EXERCISE
Type out the complete listing below word for word, without its pictures.
━━━
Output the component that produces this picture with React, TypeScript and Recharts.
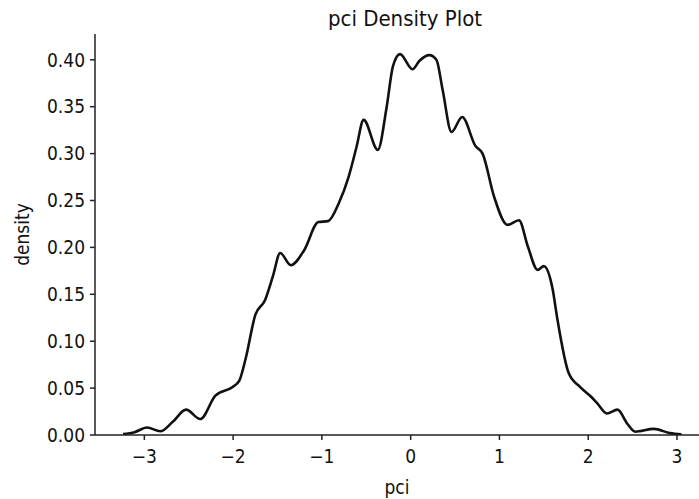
import React from 'react';
import { LineChart, Line, XAxis, YAxis } from 'recharts';

// kde curve, pci value -> density
const pci = [
  -3.24, -3.11, -2.97, -2.82, -2.68, -2.53, -2.37, -2.2, -2.01, -1.93, -1.86, -1.75,
  -1.64, -1.55, -1.47, -1.35, -1.2, -1.04, -0.93, -0.81, -0.7, -0.61, -0.53, -0.37,
  -0.27, -0.2, -0.12, 0.02, 0.1, 0.21, 0.29, 0.36, 0.46, 0.58, 0.73, 0.81, 0.94, 1.09,
  1.22, 1.32, 1.43, 1.5, 1.6, 1.65, 1.78, 1.91, 2.03, 2.1, 2.21, 2.33, 2.44, 2.53, 2.74,
  2.92, 3.05,
];
const density = [
  0.001, 0.003, 0.008, 0.004, 0.014, 0.027, 0.017, 0.042, 0.051, 0.058, 0.081, 0.128,
  0.144, 0.17, 0.194, 0.181, 0.197, 0.227, 0.228, 0.247, 0.275, 0.307, 0.336, 0.304,
  0.35, 0.393, 0.406, 0.39, 0.399, 0.405, 0.4, 0.368, 0.323, 0.339, 0.308, 0.3, 0.254,
  0.224, 0.229, 0.201, 0.176, 0.18, 0.155, 0.125, 0.066, 0.051, 0.041, 0.034, 0.023,
  0.027, 0.012, 0.0035, 0.0065, 0.002, 0.0007,
];
const xTicks = [-3, -2, -1, 0, 1, 2, 3];
const yTicks = [0, 0.05, 0.1, 0.15, 0.2, 0.25, 0.3, 0.35, 0.4];

const data = pci.map((x, i) => ({ x, density: density[i] }));

// the reference text is a bit narrow, so try the condensed face first
const FONT = '"DejaVu Sans Condensed", "DejaVu Sans", sans-serif';
const textStyle = { fontFamily: FONT, fontSize: 19, fill: '#111' };

export default function App() {
  return (
    <div style={{ position: 'absolute', left: 0, top: 0, background: '#fff' }}>
      <LineChart width={699} height={499} data={data} margin={{ top: 34, right: 0, bottom: 0, left: 0 }}>
        <XAxis
          dataKey="x"
          type="number"
          domain={[-3.556, 3.248]}
          allowDataOverflow
          ticks={xTicks}
          tickFormatter={(v: number) => String(v).replace('-', '\u2212')}
          tick={textStyle}
          tickSize={5}
          tickMargin={10}
          height={64}
          axisLine={{ stroke: '#222', strokeWidth: 1.5 }}
          tickLine={{ stroke: '#222', strokeWidth: 1.5 }}
          label={{ value: 'pci', position: 'insideBottom', offset: 5, style: textStyle }}
        />
        <XAxis
          xAxisId="top"
          orientation="top"
          type="number"
          domain={[-3.556, 3.248]}
          allowDataOverflow
          tick={false}
          tickLine={false}
          height={0}
          axisLine={{ stroke: '#222', strokeWidth: 1.5 }}
        />
        <YAxis
          type="number"
          domain={[0, 0.4275]}
          allowDataOverflow
          ticks={yTicks}
          tickFormatter={(v: number) => v.toFixed(2)}
          tick={textStyle}
          tickSize={5}
          tickMargin={5}
          width={95}
          axisLine={{ stroke: '#222', strokeWidth: 1.5 }}
          tickLine={{ stroke: '#222', strokeWidth: 1.5 }}
          label={{ value: 'density', angle: -90, position: 'center', dx: -25, style: textStyle }}
        />
        <Line
          dataKey="density"
          type="monotone"
          stroke="#111"
          strokeWidth={2.6}
          dot={false}
          isAnimationActive={false}
        />
        <text x={405} y={26} textAnchor="middle" fontFamily={FONT} fontSize={22} fill="#111">
          pci Density Plot
        </text>
      </LineChart>
    </div>
  );
}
━━━
EXPECTED OUTPUT
Output the component that produces this picture with React, TypeScript and Recharts.
import React from 'react';
import { LineChart, Line, XAxis, YAxis } from 'recharts';

// kde curve, pci value -> density
const pci = [
  -3.24, -3.11, -2.97, -2.82, -2.68, -2.53, -2.37, -2.2, -2.01, -1.93, -1.86, -1.75,
  -1.64, -1.55, -1.47, -1.35, -1.2, -1.04, -0.93, -0.81, -0.7, -0.61, -0.53, -0.37,
  -0.27, -0.2, -0.12, 0.02, 0.1, 0.21, 0.29, 0.36, 0.46, 0.58, 0.73, 0.81, 0.94, 1.09,
  1.22, 1.32, 1.43, 1.5, 1.6, 1.65, 1.78, 1.91, 2.03, 2.1, 2.21, 2.33, 2.44, 2.53, 2.74,
  2.92, 3.05,
];
const density = [
  0.001, 0.003, 0.008, 0.004, 0.014, 0.027, 0.017, 0.042, 0.051, 0.058, 0.081, 0.128,
  0.144, 0.17, 0.194, 0.181, 0.197, 0.227, 0.228, 0.247, 0.275, 0.307, 0.336, 0.304,
  0.35, 0.393, 0.406, 0.39, 0.399, 0.405, 0.4, 0.368, 0.323, 0.339, 0.308, 0.3, 0.254,
  0.224, 0.229, 0.201, 0.176, 0.18, 0.155, 0.125, 0.066, 0.051, 0.041, 0.034, 0.023,
  0.027, 0.012, 0.0035, 0.0065, 0.002, 0.0007,
];
const xTicks = [-3, -2, -1, 0, 1, 2, 3];
const yTicks = [0, 0.05, 0.1, 0.15, 0.2, 0.25, 0.3, 0.35, 0.4];

const data = pci.map((x, i) => ({ x, density: density[i] }));

// the reference text is a bit narrow, so try the condensed face first
const FONT = '"DejaVu Sans Condensed", "DejaVu Sans", sans-serif';
const textStyle = { fontFamily: FONT, fontSize: 19, fill: '#111' };

export default function App() {
  return (
    <div style={{ position: 'absolute', left: 0, top: 0, background: '#fff' }}>
      <LineChart width={699} height={499} data={data} margin={{ top: 34, right: 0, bottom: 0, left: 0 }}>
        <XAxis
          dataKey="x"
          type="number"
          domain={[-3.556, 3.248]}
          allowDataOverflow
          ticks={xTicks}
          tickFormatter={(v: number) => String(v).replace('-', '\u2212')}
          tick={textStyle}
          tickSize={5}
          tickMargin={10}
          height={64}
          axisLine={{ stroke: '#222', strokeWidth: 1.5 }}
          tickLine={{ stroke: '#222', strokeWidth: 1.5 }}
          label={{ value: 'pci', position: 'insideBottom', offset: 5, style: textStyle }}
        />
        <XAxis
          xAxisId="top"
          orientation="top"
          type="number"
          domain={[-3.556, 3.248]}
          allowDataOverflow
          tick={false}
          tickLine={false}
          height={0}
          axisLine={{ stroke: '#222', strokeWidth: 1.5 }}
        />
        <YAxis
          type="number"
          domain={[0, 0.4275]}
          allowDataOverflow
          ticks={yTicks}
          tickFormatter={(v: number) => v.toFixed(2)}
          tick={textStyle}
          tickSize={5}
          tickMargin={5}
          width={95}
          axisLine={{ stroke: '#222', strokeWidth: 1.5 }}
          tickLine={{ stroke: '#222', strokeWidth: 1.5 }}
          label={{ value: 'density', angle: -90, position: 'center', dx: -25, style: textStyle }}
        />
        <Line
          dataKey="density"
          type="monotone"
          stroke="#111"
          strokeWidth={2.6}
          dot={false}
          isAnimationActive={false}
        />
        <text x={405} y={26} textAnchor="middle" fontFamily={FONT} fontSize={22} fill="#111">
          pci Density Plot
        </text>
      </LineChart>
    </div>
  );
}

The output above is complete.